Moving to Spain is an exciting life change, but it comes with real tax consequences — especially around capital gains. Here's a summary of what every expat should remember:

  • Spanish tax residents pay CGT at progressive rates from 19% to 28% on worldwide gains in 2025/2026.
  • Non-residents pay a flat 19% (EU/EEA) or 24% on Spanish-source gains only.
  • Exemptions exist for main home reinvestment, over-65s, and through loss offsetting — but you must meet specific conditions.
  • Double taxation agreements generally prevent you from being taxed twice, but you must claim relief correctly.
  • Reporting is critical: Model 100, Model 720, and Model 721 all have firm deadlines and non-trivial penalties for non-compliance.
  • Timing matters: Pre-move asset disposals and strategic planning can save thousands of euros.

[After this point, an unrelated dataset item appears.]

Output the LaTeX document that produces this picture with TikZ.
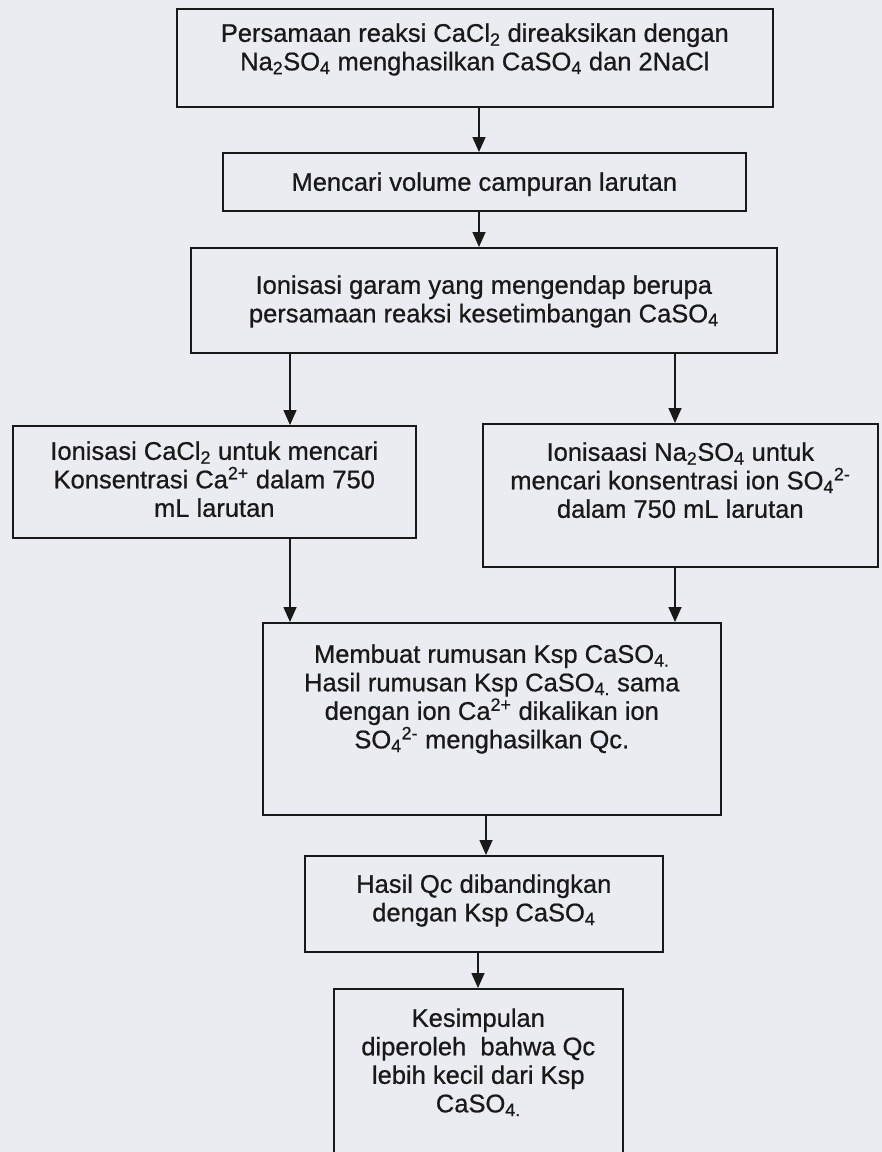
\documentclass[tikz,border=0pt]{standalone}
\usepackage{fontspec}
\setmainfont{Liberation Sans}[BoldFont={Liberation Sans},BoldFeatures={FakeBold=0.7}]
\usetikzlibrary{arrows.meta}
\definecolor{paper}{RGB}{235,236,241}
\definecolor{ink}{RGB}{25,25,25}
\newcommand{\bxt}[4]{\parbox[t][#2pt][t]{#1pt}{\centering\bfseries\fontsize{25.5}{28.5}\selectfont\rule{0pt}{#3pt}#4\par}}
\newcommand{\sub}[1]{\textsubscript{#1}}
\newcommand{\sups}[1]{\textsuperscript{#1}}
\begin{document}
\begin{tikzpicture}[x=1pt,y=-1pt,
  flowbox/.style={draw=ink,line width=1.6pt,inner sep=0pt,anchor=north west,text=ink},
  arr/.style={draw=ink,line width=1.6pt,-{Triangle[width=13pt,length=15pt]}}]
\useasboundingbox (0,0) rectangle (882,1152);
\clip (0,0) rectangle (882,1152);
\fill[paper] (0,0) rectangle (882,1152);
\node[flowbox] (b1) at (176,8) {\bxt{596}{98}{33}{Persamaan reaksi CaCl\sub{2} direaksikan dengan\\Na\sub{2}SO\sub{4} menghasilkan CaSO\sub{4} dan 2NaCl}};
\node[flowbox] (b2) at (222,152) {\bxt{523}{58}{38}{Mencari volume campuran larutan}};
\node[flowbox] (b3) at (190,247) {\bxt{586}{105}{46}{Ionisasi garam yang mengendap berupa\\persamaan reaksi kesetimbangan CaSO\sub{4}}};
\node[flowbox] (bl) at (12,425) {\bxt{403}{112}{34}{Ionisasi CaCl\sub{2} untuk mencari\\Konsentrasi Ca\sups{2+} dalam 750\\mL larutan}};
\node[flowbox] (br) at (482,423) {\bxt{395}{143}{37}{Ionisaasi Na\sub{2}SO\sub{4} untuk\\mencari konsentrasi ion SO\sub{4}\sups{2-}\\dalam 750 mL larutan}};
\node[flowbox] (bm) at (262,622) {\bxt{458}{192}{40}{Membuat rumusan Ksp CaSO\sub{4.}\\Hasil rumusan Ksp CaSO\sub{4.} sama\\dengan ion Ca\sups{2+} dikalikan ion\\SO\sub{4}\sups{2-} menghasilkan Qc.}};
\node[flowbox] (bh) at (304,855) {\bxt{358}{96}{37}{Hasil Qc dibandingkan\\dengan Ksp CaSO\sub{4}}};
\node[flowbox] (bk) at (333,988) {\bxt{289}{200}{38}{Kesimpulan\\diperoleh\ \ bahwa Qc\\lebih kecil dari Ksp\\CaSO\sub{4.}}};
\coordinate (xa) at (479,0);
\coordinate (xl) at (290,0);
\coordinate (xr) at (675,0);
\coordinate (xm) at (486,0);
\coordinate (xh) at (478,0);
\draw[arr] (b1.south -| xa) -- (b2.north -| xa);
\draw[arr] (b2.south -| xa) -- (b3.north -| xa);
\draw[arr] (b3.south -| xl) -- (bl.north -| xl);
\draw[arr] (b3.south -| xr) -- (br.north -| xr);
\draw[arr] (bl.south -| xl) -- (bm.north -| xl);
\draw[arr] (br.south -| xr) -- (bm.north -| xr);
\draw[arr] (bm.south -| xm) -- (bh.north -| xm);
\draw[arr] (bh.south -| xh) -- (bk.north -| xh);
\end{tikzpicture}
\end{document}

The Spanish tax system is detailed but navigable with the right preparation. Start by estimating your potential liability with our Spain Capital Gains Tax Calculator, and consider speaking with a qualified international tax advisor before your move.


This article is for informational purposes only and does not constitute tax advice. Tax laws change frequently; consult a qualified tax professional for advice specific to your situation.